Agency- and program-level breakdown for FY2024.

  • ED — Student Loan Programs (net subsidy + adjustments)$145 billion

    Direct loan program subsidies + reestimates. The dominant line; varies dramatically year to year based on policy changes and reestimates.

  • ED — Pell Grants$35 billion

    Need-based undergraduate grants. ~7M students per year, max ~$7,395.

  • ED — Title I (low-income K-12 schools)$18 billion

    Largest federal K-12 program: supplemental funds to high-poverty schools.

  • ED — IDEA (Special Education)$15 billion

    Grants to states to support special education services under the IDEA Act.

  • HHS Head Start$13 billion

    Preschool + early childhood programs for low-income kids (ages 0-5).

  • DoL Employment & Training Administration$11 billion

    Workforce Innovation & Opportunity Act, dislocated worker programs, apprenticeships.

  • Other Education (impact aid, school choice, tribal)$30 billion

    Federal land K-12 impact aid, charter school grants, BIE schools, education research (IES).

  • Other social services (LIHEAP, Older Americans Act, ACF)$38 billion

    Energy bill help for low-income households, Meals on Wheels, child welfare, refugee resettlement.

Top recipients — who actually got the money

Largest contractors, grantees, and direct payees within education, training, employment, and social services. The remainder covers personnel, facilities, and the long tail of smaller recipients.

  • Student loan portfolio accounting cost$140 billion

    Estimated federal cost of the $1.6T Direct Loan portfolio — Direct Loan subsidies, income-driven repayment plan losses, forgiveness/discharge programs, and accounting reestimates. This is the federal government's accounting cost of the loan program, NOT $140B in cash paid directly to borrowers in FY2024. The single dominant line in this function; varies dramatically year-to-year based on policy changes and reestimates.

  • Pell Grant student recipients$35 billion

    Direct need-based grants to ~7M undergraduates per year. Max ~$7,395. Paid to schools on the student's behalf; no school can charge more than the certified award.

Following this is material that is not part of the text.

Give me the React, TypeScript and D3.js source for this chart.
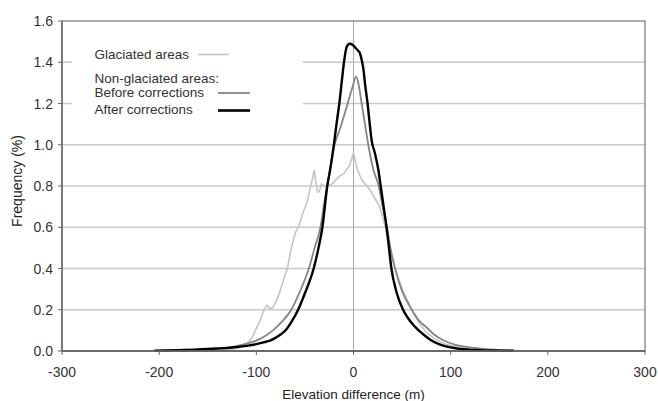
import React from 'react';
import * as d3 from 'd3';

// elevation difference (m) vs frequency (%)
const glaciated: [number, number][] = [
  [-150, 0.001], [-130, 0.004], [-122, 0.01], [-115, 0.02], [-111, 0.03], [-105, 0.06], [-101, 0.1],
  [-96, 0.15], [-92, 0.2], [-89, 0.222], [-86, 0.205], [-83, 0.212], [-79, 0.245], [-75, 0.3],
  [-71, 0.36], [-68, 0.4], [-64, 0.5], [-60, 0.57], [-56, 0.61], [-52, 0.67], [-48, 0.72],
  [-45, 0.78], [-42, 0.84], [-40.5, 0.876], [-39, 0.83], [-37, 0.77], [-35, 0.775], [-33, 0.81],
  [-30, 0.8], [-26, 0.8], [-22, 0.81], [-18, 0.83], [-14, 0.85], [-10, 0.86], [-7, 0.88],
  [-4, 0.9], [-1, 0.945], [0, 0.96], [2, 0.92], [4, 0.88], [7, 0.845], [10, 0.82], [13, 0.805],
  [17, 0.78], [22, 0.74], [27, 0.7], [30, 0.65], [34, 0.58], [38, 0.49], [43, 0.4], [50, 0.3],
  [60, 0.2], [67, 0.14], [75, 0.09], [85, 0.055], [95, 0.032], [110, 0.015], [130, 0.005], [150, 0.001]
];

const beforeCorrections: [number, number][] = [
  [-200, 0.001], [-175, 0.004], [-160, 0.006], [-145, 0.01], [-124, 0.02], [-112, 0.033], [-100, 0.05],
  [-90, 0.075], [-83, 0.1], [-74, 0.14], [-64, 0.2], [-55, 0.29], [-46, 0.4], [-40, 0.5],
  [-34, 0.6], [-30, 0.72], [-26, 0.83], [-20, 0.99], [-13, 1.09], [-6, 1.2], [-1, 1.28],
  [2.5, 1.33], [5, 1.298], [8.4, 1.2], [11.8, 1.1], [15.2, 1.0], [20.4, 0.88], [26, 0.8],
  [30, 0.7], [34.5, 0.6], [38, 0.5], [42.7, 0.4], [50, 0.29], [60, 0.2], [67, 0.15], [75, 0.115],
  [83, 0.08], [92, 0.053], [105, 0.03], [120, 0.018], [140, 0.008], [165, 0.002]
];

const afterCorrections: [number, number][] = [
  [-205, 0.002], [-180, 0.004], [-160, 0.007], [-140, 0.012], [-125, 0.017], [-110, 0.025],
  [-100, 0.033], [-90, 0.045], [-86, 0.05], [-80, 0.065], [-75, 0.08], [-70, 0.1], [-64, 0.14],
  [-57, 0.2], [-50, 0.28], [-41, 0.4], [-36, 0.5], [-32, 0.6], [-27, 0.8], [-24, 0.88],
  [-20.5, 0.99], [-17.5, 1.1], [-14.6, 1.2], [-12, 1.31], [-9.8, 1.4], [-7, 1.475], [-4, 1.49],
  [-1, 1.485], [2, 1.47], [4.5, 1.457], [6.7, 1.443], [8.5, 1.41], [10.1, 1.37], [12, 1.29],
  [14.5, 1.2], [16.5, 1.11], [18.7, 1.02], [22, 0.96], [25.5, 0.88], [28, 0.8], [31, 0.7],
  [34, 0.6], [36.5, 0.5], [39, 0.4], [44, 0.29], [51, 0.2], [56, 0.16], [61, 0.13], [66, 0.105],
  [72, 0.08], [79, 0.055], [88, 0.033], [96, 0.021], [110, 0.01], [130, 0.004], [150, 0.002], [165, 0.001]
];

const xTicks = [-300, -200, -100, 0, 100, 200, 300];
const yTicks = [0, 0.2, 0.4, 0.6, 0.8, 1.0, 1.2, 1.4, 1.6];

const legendRows = [
  { label: 'Glaciated areas', color: '#c4c4c4', width: 1.6, line: [198, 229] },
  { label: 'Non-glaciated areas:', color: null, width: 0, line: null },
  { label: 'Before corrections', color: '#858585', width: 1.8, line: [218, 250] },
  { label: 'After corrections', color: '#000000', width: 2.6, line: [218, 250] }
];

const W = 658;
const H = 401;
const margin = { left: 62, right: 13, top: 21, bottom: 50 };
const font = '"Liberation Sans", Arial, sans-serif';

export default function App() {
  const x = d3.scaleLinear().domain([-300, 300]).range([margin.left, W - margin.right]);
  const y = d3.scaleLinear().domain([0, 1.6]).range([H - margin.bottom, margin.top]);

  const line = d3.line<[number, number]>()
    .x(d => x(d[0]))
    .y(d => y(d[1]));
  const smooth = d3.line<[number, number]>()
    .x(d => x(d[0]))
    .y(d => y(d[1]))
    .curve(d3.curveMonotoneX);

  const x0 = margin.left, x1 = W - margin.right;
  const y0 = H - margin.bottom, y1 = margin.top;
  const legendY = [59, 82.5, 96.5, 114];
  const lineY = [54.5, 0, 93, 110.5];

  return (
    <svg width={W} height={H} style={{ position: 'absolute', left: 0, top: 0, background: '#fff' }}
      fontFamily={font}>
      {/* gridlines */}
      {yTicks.slice(1, -1).map(t => (
        <line key={t} x1={x0} x2={x1} y1={y(t)} y2={y(t)} stroke="#c8c8c8" strokeWidth={1.4} />
      ))}
      <line x1={x(0)} x2={x(0)} y1={y1} y2={y0} stroke="#a8a8a8" strokeWidth={1} />
      {/* legend background */}
      <rect x={72} y={38} width={231} height={84} fill="#fff" />

      <path d={line(glaciated) || ''} fill="none" stroke="#c4c4c4" strokeWidth={1.6} strokeLinejoin="round" />
      <path d={smooth(beforeCorrections) || ''} fill="none" stroke="#858585" strokeWidth={1.8} strokeLinejoin="round" />
      <path d={smooth(afterCorrections) || ''} fill="none" stroke="#000" strokeWidth={2.4} strokeLinejoin="round" />

      {/* frame */}
      <rect x={x0} y={y1} width={x1 - x0} height={y0 - y1} fill="none" stroke="#8a8a8a" strokeWidth={1.4} />
      <line x1={x0} x2={x1} y1={y0} y2={y0} stroke="#555" strokeWidth={1.6} />
      <line x1={x0} x2={x0} y1={y1} y2={y0} stroke="#666" strokeWidth={1.4} />

      {yTicks.map(t => (
        <g key={t}>
          <line x1={x0 - 4} x2={x0} y1={y(t)} y2={y(t)} stroke="#666" strokeWidth={1} />
          <text x={x0 - 9} y={y(t)} dy="0.36em" textAnchor="end" fontSize={14} fill="#333">
            {d3.format('.1f')(t)}
          </text>
        </g>
      ))}
      {xTicks.map(t => (
        <g key={t}>
          <line x1={x(t)} x2={x(t)} y1={y0} y2={y0 + 4} stroke="#666" strokeWidth={1} />
          <text x={x(t)} y={y0 + 26} textAnchor="middle" fontSize={14} fill="#333">{t}</text>
        </g>
      ))}

      <text x={x(0)} y={399} textAnchor="middle" fontSize={13.5} fill="#222">Elevation difference (m)</text>
      <text transform={`translate(22,${(y0 + y1) / 2 - 5}) rotate(-90)`} textAnchor="middle" fontSize={14} fill="#222">
        Frequency (%)
      </text>

      {legendRows.map((r, i) => (
        <g key={r.label}>
          <text x={94.5} y={legendY[i]} fontSize={13.5} fill="#333">{r.label}</text>
          {r.line && (
            <line x1={r.line[0]} x2={r.line[1]} y1={lineY[i]} y2={lineY[i]} stroke={r.color || '#000'} strokeWidth={r.width} />
          )}
        </g>
      ))}
    </svg>
  );
}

  • State governments (Title I + IDEA + workforce passthroughs)$35 billion

    Federal K-12 funding flows to state education departments and then to local school districts. IDEA Special Education + Title I (high-poverty schools) are the two largest streams.

  • Head Start grantees (~1,600 local agencies)$13 billion

    Federally-funded local nonprofits and school districts running preschool programs for low-income children ages 0-5.

  • State Unemployment Insurance + workforce offices$8 billion

    Department of Labor Employment & Training grants flow to state UI agencies and American Job Centers under the Workforce Innovation and Opportunity Act (WIOA).

  • Universities (work-study, TRIO, GEAR UP, TEACH)$5 billion

    Federal student aid programs paid directly to colleges — work-study payroll, TRIO for first-generation students, GEAR UP college-prep, TEACH service grants.

  • LIHEAP grantees (state energy-assistance offices)$5 billion

    Low-Income Home Energy Assistance Program — federal block grant to states + tribes to help low-income households pay heating and cooling bills.

  • Nelnet, MOHELA, EdFinancial, Aidvantage, ECMC (loan servicers)$1.5 billion

    Federal contractors who collect payments and answer borrower calls for the Direct Loan portfolio. MOHELA also runs Public Service Loan Forgiveness. ~$1.5B total in servicing fees.

  • Maximus (loan servicing + PSLF processing)$500 million

    Took over the Default Resolution Group portfolio in 2023; processes Public Service Loan Forgiveness applications.